We previously wrote here about your ability to make the other side in a lawsuit pay your attorney’s fees, including lawsuits involving federal civil rights.
Today we write about a recent Fifth Circuit case styled Gallagher v. Vokey which involves a dispute between a client and his own lawyer over the issue of fees.
The facts of Gallagher
Edward Gallagher was a United States Navy Seal. In early 2018, Gallagher was faced with criminal charges brought by the United States Navy
Gallagher reached out to Vokey for representation because his firm was known in the SEAL community for providing counsel through United American Patriots (UAP).
While Gallagher was in custody, Vokey met with him twice, once on October 10, 2018 and again on October 13, 2018.
After some period of time, their professional relationship deteriorated, and Gallagher terminated Vokey’s representation. At that point, Vokey wanted to be paid for his legal work.
The parties’ engagement agreement.
Vokey stated that Gallagher signed an Engagement Letter when he met with him on October 13 (although the letter was dated October 11).
Gallagher said he had no recollection of ever seeing an Engagement Letter and never signed anything. He supported his statement by the fact that he did not meet with Vokey on October 11. Vokey responded by contending the date on the Engagement Letter was simply a typographical error.

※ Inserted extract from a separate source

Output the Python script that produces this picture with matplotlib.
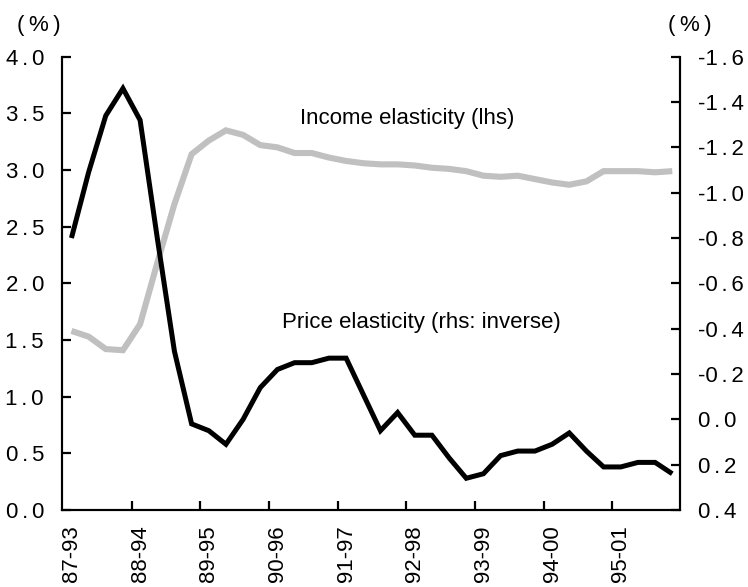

Vokey and Gallagher sue each other
Since Gallagher refused to pay, Vokey sued to compel arbitration pursuant to the Engagement Letter.
Gallagher then sued Vokey, seeking a declaratory judgement that he did not owe Vokey fees and could not be compelled to arbitrate. The district court consolidated both cases and denied Vokey’s demand for arbitration based upon the date discrepancy and Gallagher’s lack of recollection of having signed the Engagement Letter.
The Fifth Circuit reverses and remands
On appeal, the Fifth Circuit began with two questions: (1) whether there was a valid agreement to arbitrate between the parties, and (2) whether the dispute in question falls within the scope of that arbitration agreement.
The Court began by acknowledging that the “quantum of evidence required to prove or disprove the existence of an agreement to arbitrate is not entirely clear in this Circuit.”
Interestingly, the Fifth Circuit stated that “[t]he party resisting arbitration bears ‘the burden of showing that he is entitled to a jury trial.’”
(I say “interesting” because in almost all cases, the party attempting to invoke a contractual provision (here, Vokey) carries the burden of proving the existence and validity of the contract.)
Thus, “[t]o put the making of the arbitration agreement in issue, a party is required to unequivocally deny that he agreed to arbitrate and produce some evidence supporting his position.”
In the case before it, the Fifth Circuit held that the signed Engagement Letter, combined with Vokey’s and a witness’s sworn declarations attesting to having personally witnessed Gallagher sign the document, were strong evidence that the contract was genuine.
In response, Gallagher produced no evidence whatsoever. Gallagher’s statement that he had no recollection of having signed the Engagement Letter was not competent evidence that he did not sign it.
Finally, the Court held that the fee dispute was clearly within the scope of the arbitration provision.
So, the parties were required to arbitrated the fee dispute.